Task statement
Leaving out all pictures, reproduce the entries below exactly, from the first line through the line that contains "YAxis, CartesianGrid, LabelList".

Working data

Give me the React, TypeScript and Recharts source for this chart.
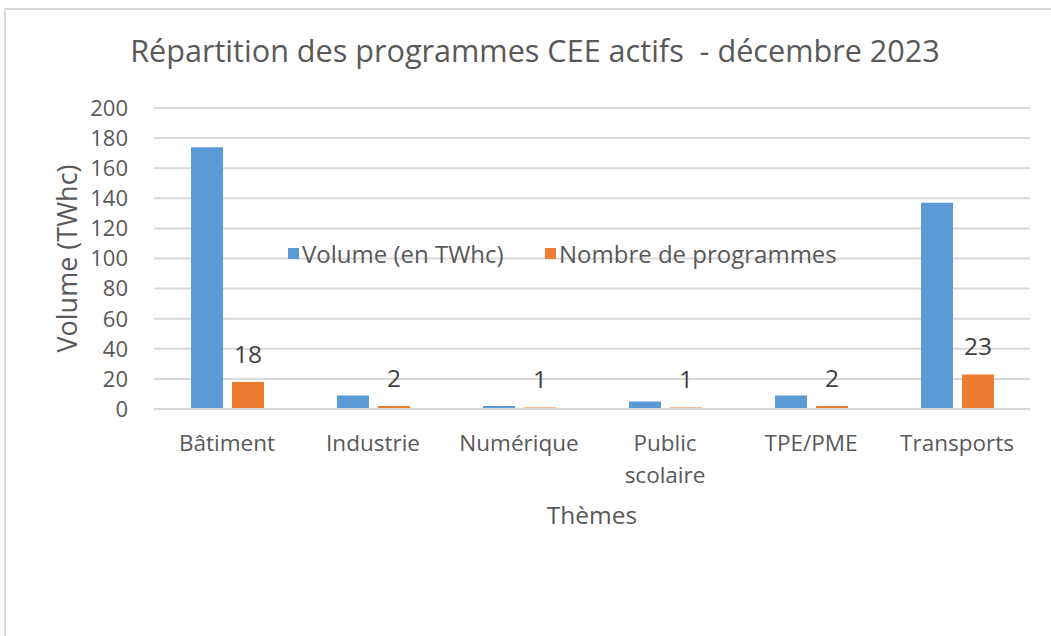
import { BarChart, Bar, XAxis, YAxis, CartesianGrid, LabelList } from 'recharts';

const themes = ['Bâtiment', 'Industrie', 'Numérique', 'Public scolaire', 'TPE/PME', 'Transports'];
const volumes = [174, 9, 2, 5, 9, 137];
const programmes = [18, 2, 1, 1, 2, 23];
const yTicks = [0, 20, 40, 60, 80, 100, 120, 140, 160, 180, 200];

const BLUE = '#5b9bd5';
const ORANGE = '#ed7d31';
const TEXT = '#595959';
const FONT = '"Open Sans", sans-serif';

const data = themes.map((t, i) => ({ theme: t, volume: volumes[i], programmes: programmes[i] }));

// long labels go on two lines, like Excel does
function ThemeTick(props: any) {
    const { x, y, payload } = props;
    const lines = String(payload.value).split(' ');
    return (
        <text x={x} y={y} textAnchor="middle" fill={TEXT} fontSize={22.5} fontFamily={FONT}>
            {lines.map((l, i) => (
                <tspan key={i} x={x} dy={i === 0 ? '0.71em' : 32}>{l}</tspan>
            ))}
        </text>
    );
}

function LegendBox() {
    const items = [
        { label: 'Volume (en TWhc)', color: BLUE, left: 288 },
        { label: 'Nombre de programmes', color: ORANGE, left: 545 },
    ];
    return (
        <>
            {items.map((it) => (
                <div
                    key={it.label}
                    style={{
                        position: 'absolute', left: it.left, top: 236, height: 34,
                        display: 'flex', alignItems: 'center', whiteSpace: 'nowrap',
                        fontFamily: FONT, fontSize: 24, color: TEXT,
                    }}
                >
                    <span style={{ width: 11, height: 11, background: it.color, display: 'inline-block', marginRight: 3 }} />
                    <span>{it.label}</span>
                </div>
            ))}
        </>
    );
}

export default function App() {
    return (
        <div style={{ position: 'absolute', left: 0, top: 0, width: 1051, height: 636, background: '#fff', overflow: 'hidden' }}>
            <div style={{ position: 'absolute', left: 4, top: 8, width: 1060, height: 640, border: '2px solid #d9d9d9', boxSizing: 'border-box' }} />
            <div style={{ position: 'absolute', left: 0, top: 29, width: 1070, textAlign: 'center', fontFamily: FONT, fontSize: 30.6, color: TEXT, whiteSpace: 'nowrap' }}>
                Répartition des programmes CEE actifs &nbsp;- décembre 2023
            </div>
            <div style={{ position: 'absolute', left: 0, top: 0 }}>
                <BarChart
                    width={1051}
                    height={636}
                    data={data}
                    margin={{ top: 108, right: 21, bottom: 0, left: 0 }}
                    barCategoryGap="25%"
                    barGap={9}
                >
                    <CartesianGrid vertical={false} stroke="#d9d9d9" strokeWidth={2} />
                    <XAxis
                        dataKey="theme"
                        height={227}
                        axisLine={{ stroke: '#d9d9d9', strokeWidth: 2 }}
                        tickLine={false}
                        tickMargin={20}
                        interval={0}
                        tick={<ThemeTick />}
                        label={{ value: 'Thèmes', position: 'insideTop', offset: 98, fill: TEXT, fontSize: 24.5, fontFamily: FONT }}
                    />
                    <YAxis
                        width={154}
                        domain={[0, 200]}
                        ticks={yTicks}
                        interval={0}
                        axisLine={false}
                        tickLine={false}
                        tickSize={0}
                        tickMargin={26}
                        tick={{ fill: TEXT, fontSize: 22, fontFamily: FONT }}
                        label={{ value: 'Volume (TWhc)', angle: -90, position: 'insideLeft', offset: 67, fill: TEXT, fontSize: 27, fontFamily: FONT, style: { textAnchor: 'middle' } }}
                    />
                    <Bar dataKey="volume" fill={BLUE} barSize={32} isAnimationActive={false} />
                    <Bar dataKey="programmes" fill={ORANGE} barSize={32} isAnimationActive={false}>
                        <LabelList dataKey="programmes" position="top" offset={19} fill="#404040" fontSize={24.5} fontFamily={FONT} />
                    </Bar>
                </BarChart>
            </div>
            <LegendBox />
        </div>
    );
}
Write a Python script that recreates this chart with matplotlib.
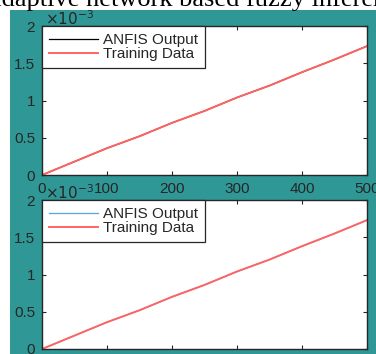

Reply
Give me the React, TypeScript and Recharts source for this chart.
import { BarChart, Bar, XAxis, YAxis, CartesianGrid, LabelList } from 'recharts';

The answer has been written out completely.